*Set exercise*
Give back the full listing, character for character, with no pictures.

*Provided material*
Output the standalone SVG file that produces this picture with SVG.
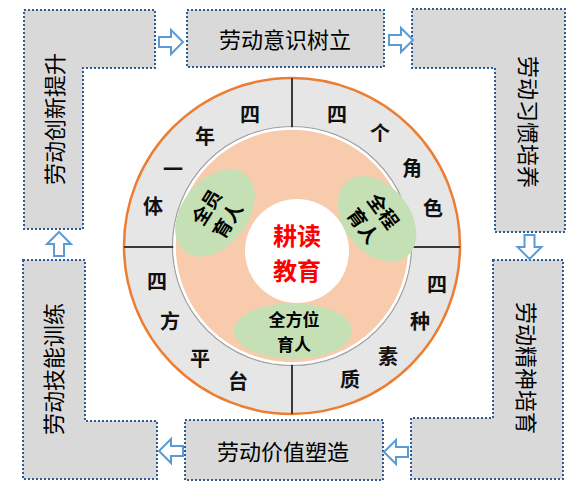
<svg xmlns="http://www.w3.org/2000/svg" width="572" height="489" viewBox="0 0 572 489">
<defs>
<style>
.box{fill:#d9d9d9;stroke:#2e5d94;stroke-width:2;stroke-dasharray:2 2}
.bt{font-family:"Noto Sans CJK SC","Noto Sans",sans-serif;font-size:22px;fill:#000;text-anchor:middle;dominant-baseline:central}
.rc{font-family:"Noto Sans CJK SC","Noto Sans",sans-serif;font-size:20px;font-weight:bold;fill:#111;text-anchor:middle;dominant-baseline:central}
.et{font-family:"Noto Sans CJK SC","Noto Sans",sans-serif;font-size:19px;font-weight:bold;fill:#000;text-anchor:middle;dominant-baseline:central}
.eb{font-family:"Noto Sans CJK SC","Noto Sans",sans-serif;font-size:17px;font-weight:bold;fill:#000;text-anchor:middle;dominant-baseline:central}
.ct{font-family:"Noto Sans CJK SC","Noto Sans",sans-serif;font-size:24px;font-weight:bold;fill:#ff0000;text-anchor:middle;dominant-baseline:central}
.arr{fill:#fff;stroke:#5b9bd5;stroke-width:2;stroke-linejoin:miter}
.div{stroke:#3a3a3a;stroke-width:2}
.ell{fill:#c5e0b4}
</style>
<path id="ar" d="M0,-5 H12 V-12 L24,0 L12,12 V5 H0 Z"/>
</defs>
<rect width="572" height="489" fill="#fff"/>

<g id="box-innovation">
<polygon class="box" points="24,10 155,10 155,68 83,68 83,229 24,229"/>
<text class="bt" transform="translate(53,119) rotate(-90)">劳动创新提升</text>
</g>
<g id="box-awareness">
<rect class="box" x="187" y="10" width="197" height="57"/>
<text class="bt" x="285" y="38">劳动意识树立</text>
</g>
<g id="box-habit">
<polygon class="box" points="412,9 565,9 565,232 495,232 495,68 412,68"/>
<text class="bt" transform="translate(530,122) rotate(90)">劳动习惯培养</text>
</g>
<g id="box-spirit">
<polygon class="box" points="493,260 563,260 563,479 411,479 411,418 493,418"/>
<text class="bt" transform="translate(528,368) rotate(90)">劳动精神培育</text>
</g>
<g id="box-value">
<rect class="box" x="185" y="420" width="198" height="60"/>
<text class="bt" x="283" y="450">劳动价值塑造</text>
</g>
<g id="box-skill">
<polygon class="box" points="23,260 85,260 85,421 157,421 157,479 23,479"/>
<text class="bt" transform="translate(52,369) rotate(-90)">劳动技能训练</text>
</g>

<g id="connectors">
<use href="#ar" class="arr" transform="translate(159,42)"/>
<use href="#ar" class="arr" transform="translate(389,40)"/>
<use href="#ar" class="arr" transform="translate(529.5,235) rotate(90)"/>
<use href="#ar" class="arr" transform="translate(408,452) rotate(180)"/>
<use href="#ar" class="arr" transform="translate(183,451) rotate(180)"/>
<use href="#ar" class="arr" transform="translate(59,256) rotate(-90)"/>
</g>

<g id="ring">
<circle cx="292" cy="246" r="168" fill="#e6e6e6" stroke="#ed7d31" stroke-width="2.5"/>
<circle cx="292" cy="246" r="119.5" fill="none" stroke="#a0a0a0" stroke-width="1.2"/>
<line class="div" x1="292" y1="78" x2="292" y2="129"/>
<line class="div" x1="292" y1="363" x2="292" y2="414"/>
<line class="div" x1="124" y1="247" x2="174" y2="247"/>
<line class="div" x1="410" y1="247" x2="460" y2="247"/>
<text class="rc" x="250" y="113">四</text>
<text class="rc" x="205" y="135">年</text>
<text class="rc" x="173" y="168">一</text>
<text class="rc" x="153" y="205">体</text>
<text class="rc" x="337" y="113">四</text>
<text class="rc" x="380" y="132">个</text>
<text class="rc" x="412" y="167">角</text>
<text class="rc" x="433" y="207">色</text>
<text class="rc" x="157" y="280">四</text>
<text class="rc" x="170" y="320">方</text>
<text class="rc" x="200" y="357">平</text>
<text class="rc" x="238" y="380">台</text>
<text class="rc" x="437" y="283">四</text>
<text class="rc" x="420" y="320">种</text>
<text class="rc" x="388" y="355">素</text>
<text class="rc" x="350" y="378">质</text>
</g>

<g id="inner">
<circle cx="292" cy="246" r="117.5" fill="#f8cbad" stroke="#fff" stroke-width="2.5"/>
</g>

<g id="ellipse-all-staff">
<ellipse class="ell" cx="215" cy="213" rx="49" ry="33" transform="rotate(-52 215 213)"/>
<text class="et" transform="translate(215,212.5) rotate(-58)"><tspan x="0" y="-12">全员</tspan><tspan x="0" y="13">育人</tspan></text>
</g>
<g id="ellipse-whole-process">
<ellipse class="ell" cx="377" cy="219" rx="48" ry="33" transform="rotate(52 377 219)"/>
<text class="et" transform="translate(375,217) rotate(54)"><tspan x="0" y="-12">全程</tspan><tspan x="0" y="13">育人</tspan></text>
</g>
<g id="ellipse-all-round">
<ellipse class="ell" cx="293" cy="331" rx="59" ry="28"/>
<text class="eb"><tspan x="294" y="318">全方位</tspan><tspan x="294" y="343">育人</tspan></text>
</g>

<g id="center">
<circle cx="297" cy="251" r="52" fill="#fff"/>
<text class="ct"><tspan x="297" y="233.5">耕读</tspan><tspan x="297" y="268.5">教育</tspan></text>
</g>
</svg>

*Result of this exercise*
Output the standalone SVG file that produces this picture with SVG.
<svg xmlns="http://www.w3.org/2000/svg" width="572" height="489" viewBox="0 0 572 489">
<defs>
<style>
.box{fill:#d9d9d9;stroke:#2e5d94;stroke-width:2;stroke-dasharray:2 2}
.bt{font-family:"Noto Sans CJK SC","Noto Sans",sans-serif;font-size:22px;fill:#000;text-anchor:middle;dominant-baseline:central}
.rc{font-family:"Noto Sans CJK SC","Noto Sans",sans-serif;font-size:20px;font-weight:bold;fill:#111;text-anchor:middle;dominant-baseline:central}
.et{font-family:"Noto Sans CJK SC","Noto Sans",sans-serif;font-size:19px;font-weight:bold;fill:#000;text-anchor:middle;dominant-baseline:central}
.eb{font-family:"Noto Sans CJK SC","Noto Sans",sans-serif;font-size:17px;font-weight:bold;fill:#000;text-anchor:middle;dominant-baseline:central}
.ct{font-family:"Noto Sans CJK SC","Noto Sans",sans-serif;font-size:24px;font-weight:bold;fill:#ff0000;text-anchor:middle;dominant-baseline:central}
.arr{fill:#fff;stroke:#5b9bd5;stroke-width:2;stroke-linejoin:miter}
.div{stroke:#3a3a3a;stroke-width:2}
.ell{fill:#c5e0b4}
</style>
<path id="ar" d="M0,-5 H12 V-12 L24,0 L12,12 V5 H0 Z"/>
</defs>
<rect width="572" height="489" fill="#fff"/>

<g id="box-innovation">
<polygon class="box" points="24,10 155,10 155,68 83,68 83,229 24,229"/>
<text class="bt" transform="translate(53,119) rotate(-90)">劳动创新提升</text>
</g>
<g id="box-awareness">
<rect class="box" x="187" y="10" width="197" height="57"/>
<text class="bt" x="285" y="38">劳动意识树立</text>
</g>
<g id="box-habit">
<polygon class="box" points="412,9 565,9 565,232 495,232 495,68 412,68"/>
<text class="bt" transform="translate(530,122) rotate(90)">劳动习惯培养</text>
</g>
<g id="box-spirit">
<polygon class="box" points="493,260 563,260 563,479 411,479 411,418 493,418"/>
<text class="bt" transform="translate(528,368) rotate(90)">劳动精神培育</text>
</g>
<g id="box-value">
<rect class="box" x="185" y="420" width="198" height="60"/>
<text class="bt" x="283" y="450">劳动价值塑造</text>
</g>
<g id="box-skill">
<polygon class="box" points="23,260 85,260 85,421 157,421 157,479 23,479"/>
<text class="bt" transform="translate(52,369) rotate(-90)">劳动技能训练</text>
</g>

<g id="connectors">
<use href="#ar" class="arr" transform="translate(159,42)"/>
<use href="#ar" class="arr" transform="translate(389,40)"/>
<use href="#ar" class="arr" transform="translate(529.5,235) rotate(90)"/>
<use href="#ar" class="arr" transform="translate(408,452) rotate(180)"/>
<use href="#ar" class="arr" transform="translate(183,451) rotate(180)"/>
<use href="#ar" class="arr" transform="translate(59,256) rotate(-90)"/>
</g>

<g id="ring">
<circle cx="292" cy="246" r="168" fill="#e6e6e6" stroke="#ed7d31" stroke-width="2.5"/>
<circle cx="292" cy="246" r="119.5" fill="none" stroke="#a0a0a0" stroke-width="1.2"/>
<line class="div" x1="292" y1="78" x2="292" y2="129"/>
<line class="div" x1="292" y1="363" x2="292" y2="414"/>
<line class="div" x1="124" y1="247" x2="174" y2="247"/>
<line class="div" x1="410" y1="247" x2="460" y2="247"/>
<text class="rc" x="250" y="113">四</text>
<text class="rc" x="205" y="135">年</text>
<text class="rc" x="173" y="168">一</text>
<text class="rc" x="153" y="205">体</text>
<text class="rc" x="337" y="113">四</text>
<text class="rc" x="380" y="132">个</text>
<text class="rc" x="412" y="167">角</text>
<text class="rc" x="433" y="207">色</text>
<text class="rc" x="157" y="280">四</text>
<text class="rc" x="170" y="320">方</text>
<text class="rc" x="200" y="357">平</text>
<text class="rc" x="238" y="380">台</text>
<text class="rc" x="437" y="283">四</text>
<text class="rc" x="420" y="320">种</text>
<text class="rc" x="388" y="355">素</text>
<text class="rc" x="350" y="378">质</text>
</g>

<g id="inner">
<circle cx="292" cy="246" r="117.5" fill="#f8cbad" stroke="#fff" stroke-width="2.5"/>
</g>

<g id="ellipse-all-staff">
<ellipse class="ell" cx="215" cy="213" rx="49" ry="33" transform="rotate(-52 215 213)"/>
<text class="et" transform="translate(215,212.5) rotate(-58)"><tspan x="0" y="-12">全员</tspan><tspan x="0" y="13">育人</tspan></text>
</g>
<g id="ellipse-whole-process">
<ellipse class="ell" cx="377" cy="219" rx="48" ry="33" transform="rotate(52 377 219)"/>
<text class="et" transform="translate(375,217) rotate(54)"><tspan x="0" y="-12">全程</tspan><tspan x="0" y="13">育人</tspan></text>
</g>
<g id="ellipse-all-round">
<ellipse class="ell" cx="293" cy="331" rx="59" ry="28"/>
<text class="eb"><tspan x="294" y="318">全方位</tspan><tspan x="294" y="343">育人</tspan></text>
</g>

<g id="center">
<circle cx="297" cy="251" r="52" fill="#fff"/>
<text class="ct"><tspan x="297" y="233.5">耕读</tspan><tspan x="297" y="268.5">教育</tspan></text>
</g>
</svg>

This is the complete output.